Но, несмотря на все аналогии, обе революции — революция XVI века и революция 1848–1850 гг. — все же весьма существенно отличаются друг от друга. Революция 1848 г. доказывает если не прогресс Германии, то, по крайней мере, прогресс Европы.

Кто извлек выгоду из революции 1525 года? — Князья. Кто извлек выгоду из революции 1848 года? — Крупные государи, Австрия и Пруссия. За спиной мелких князей 1525 г. стояло мелкое бюргерство, привязывавшее их к себе налогами, а за крупными государями 1850 г., за Австрией и Пруссией, стоит современная крупная буржуазия, быстро подчиняющая их себе посредством государственного долга. А за спиной крупной буржуазии стоит пролетариат.

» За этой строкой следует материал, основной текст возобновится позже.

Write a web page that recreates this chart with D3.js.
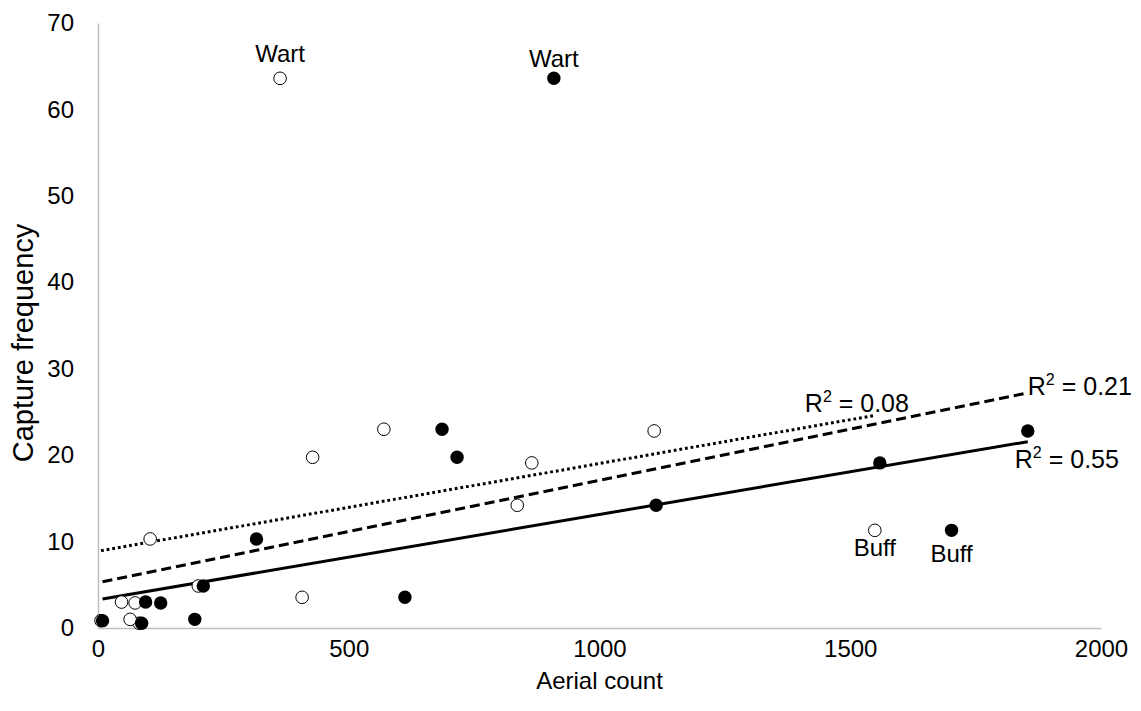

Революция 1525 г. была местным делом Германии. Англичане, французы, чехи, венгры уже успели проделать свои крестьянские войны к тому моменту, когда немцы стали совершать свою. Если Германия была раздроблена, то Европа была раздроблена в гораздо большей степени. Революция 1848 г. не была местным немецким делом, а представляла из себя отдельный эпизод великих европейских событий. Ее побудительные причины, действовавшие в течение всего ее хода, не ограничены узкими пределами какой-нибудь одной страны или даже одной части света. Мало того, страны, бывшие ареной этой революции, менее всего повинны в ее возникновении. Они представляют собой в большей или меньшей степени бессознательный и безвольный сырой материал, подлежащий переработке в ходе движения, в котором теперь участвует весь мир, движения, которое при существующих общественных отношениях может, разумеется, представляться нам лишь как какая-то чуждая сила, хотя в конечном счете оно является не чем иным, как нашим собственным движением. Революция 1848–1850 гг. не может поэтому окончиться так, как окончилась революция 1525 года.